You know what I just noticed the lights shine right through the geometry if the attenuation passes through the geometry. :open_mouth: How strange…

Okay, last one for this scene - I’ll do a daylight scene and learn some more.

Thanks for everyone’s help!

I don’t think you need an HDRI for an interior scene, most of the time the light that you get would just be a light blue color coming through the windows. It might be messing up your lighting.
You can adjust sky color lighting contribution in the global lightmass settings, so if you want some ambient light coming through then you can do it that way.

Okay I’ll try that thanks. In Modo I would just use the environment, which is essentially the sky, as my ambient fill for an interior. Worked great because you could boost the intensity and the render cost was extremely low.

Also—make sure that if you have one-sided geometry that you go to the mesh properties and set it in the lightmass settings to cast shadow as two sided, otherwise lights from outside will go through the walls.

I’ve been setting the materials to two sided is there a difference setting mesh properties to two sided? I wonder if that’s why the sofa had the lights going through it?

I think it should work properly if the material is set to two sided–though I think that it might lower real-time performance, setting the lighting to build as if it’s two sided would only affect how the lighting gets built but wouldn’t lower performance during real-time.

Doing a scene right now, looks like skylight does not cast shadows, so disable the skylight and you should get more accurate lighting.

Good to know thanks!

I wonder why there’s not a single video tutorial out there explaining HOW can you do the build/compile/integration for the Gameworks stuff. That UE4 gameworks thread looks like a big rave party with lots of high people. With more than 2000 replies it’s almost impossible to learn something, specially with so many misinformation. I’ve been modelling for film industry for ten years, and I’ve done some work for all the big studios out there, however I NEVER needed to write a single line of code. Looks like there’s some sort of secret society or alien society you just can’t get in, specially if you’re a NATIVE MODELLING ARTIST. It’s really frustrating to see such a great game engine like UE4 and discovering that every single thing demands you to build, code, and doing everything that is not art related. Sorry for the whinning, I’m definitely throwing out the towel…
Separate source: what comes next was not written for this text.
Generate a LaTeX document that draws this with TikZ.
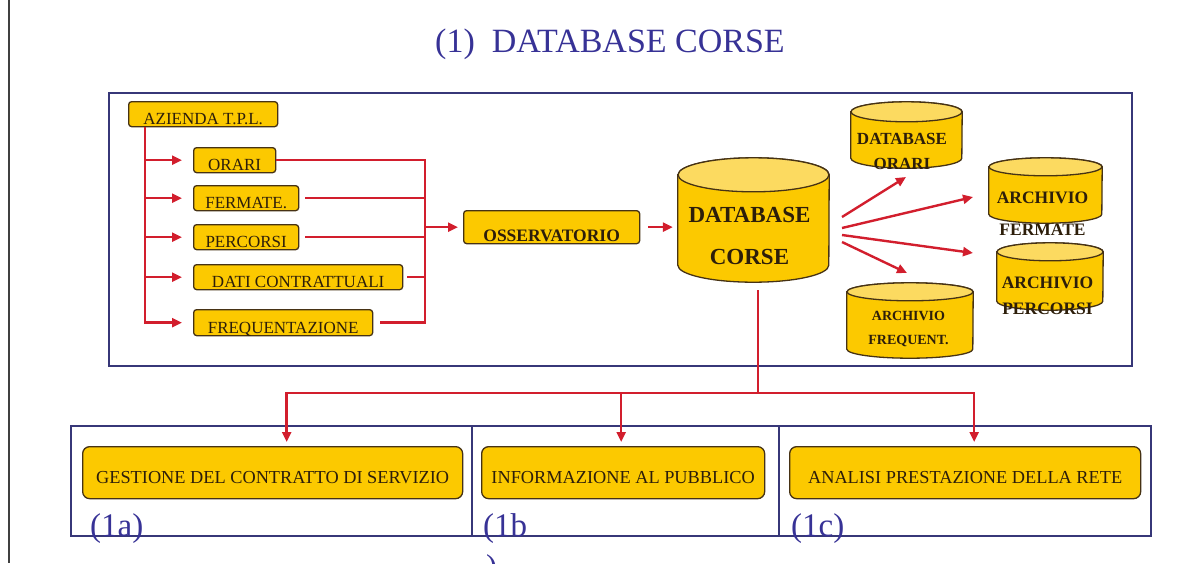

You are right fmfurian but the whole gameworks stuff is still in alpha stage if i’m not mistaken, so documentation isn’t their main focus I guess. Dunno!

You don’t have to code to get the Gameworks stuff working–but it’s definitely buried within that thread, so it’s not easy to set it up. And each time there’s a new update there’s a potential for issues.

For Gameworks you take the latest branch eg. the UE4 with VXGI then compile it with Visual Studio. I haven’t tried it but as long as it compiles it shouldn’t be too insane. Theres’ some stuff regarding Github (forking things so you can have different versions of source code to then compile to different Unreal Editor versions).

But yeah for artists I’m sure what I just mentioned above sounds insane.

Programming definitely sounds like an secret cult but it’s really not that bad.*

I want to start doing some Twitch stuff about these first-step-roadblock kind of stufff but I’m still recovering from a flu.

*The exception being things like compiling your own graphics driver for an obscure version of Linux, now that is some arcane stuff I might never understand. Those things are (for me anyway) copy-paste-enter-pray.